Dreaming of Babylon by Richard Brautigan

As our clubs have got slightly more up to date in their decades, I’ve tried to slip in re-reads of favourite authors; so I was very happy to be able to find a Richard Brautigan book from 1977. Brautigan is one of my long-time loves; I first read his work back in my late teens, as part of my exploration of the Beats, and I’ve written about him before on the Ramblings. My early copies of his books were bought from a shop called Paperback Parade, while I was living in flatland in Cheltenham. The shop (which I think was a chain at the time) only sold paperbacks, of course, and they were organised by publisher on bare white shelves. My Brautigans were from the Picador section, and their editions usually featured a photograph of the author with his current girlfriend on the cover. I confess to being initially drawn to the books because Brautigan kind of reminded me of a guy I had a major crush on at the time (and I later found out there was a weird kind of synchronicity to that – which is another story…); but once I began reading him, I was utterly hooked on RB. His writing is like nobody else’s and I love his weird, warped, deceptively simple and completely unique narratives.

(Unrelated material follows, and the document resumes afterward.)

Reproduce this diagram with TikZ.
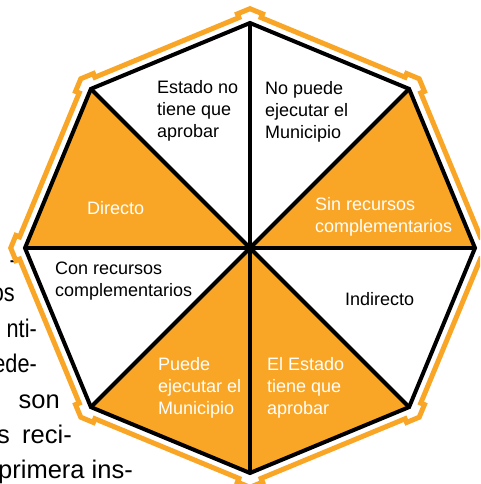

If my dreadful memory serves me correctly, “Dreaming of Babylon” would have been one of his books I bought as soon as it came out in paperback – or at least fairly soon after. It’s late Brautigan – only one further novel was published in his lifetime, plus one more very much posthumously – and it’s not usually listed amongst the titles he’s best known for. But I tend to love all Brautigan, so I was happy to revisit it. In fact, I went through a big re-read of his whole canon a few years pre-blog, and I’d probably be happy to do so again. Nevertheless, it’s “Dreaming of Babylon” from 1977 that I’m meant to be talking about here, so I’d better get on with it.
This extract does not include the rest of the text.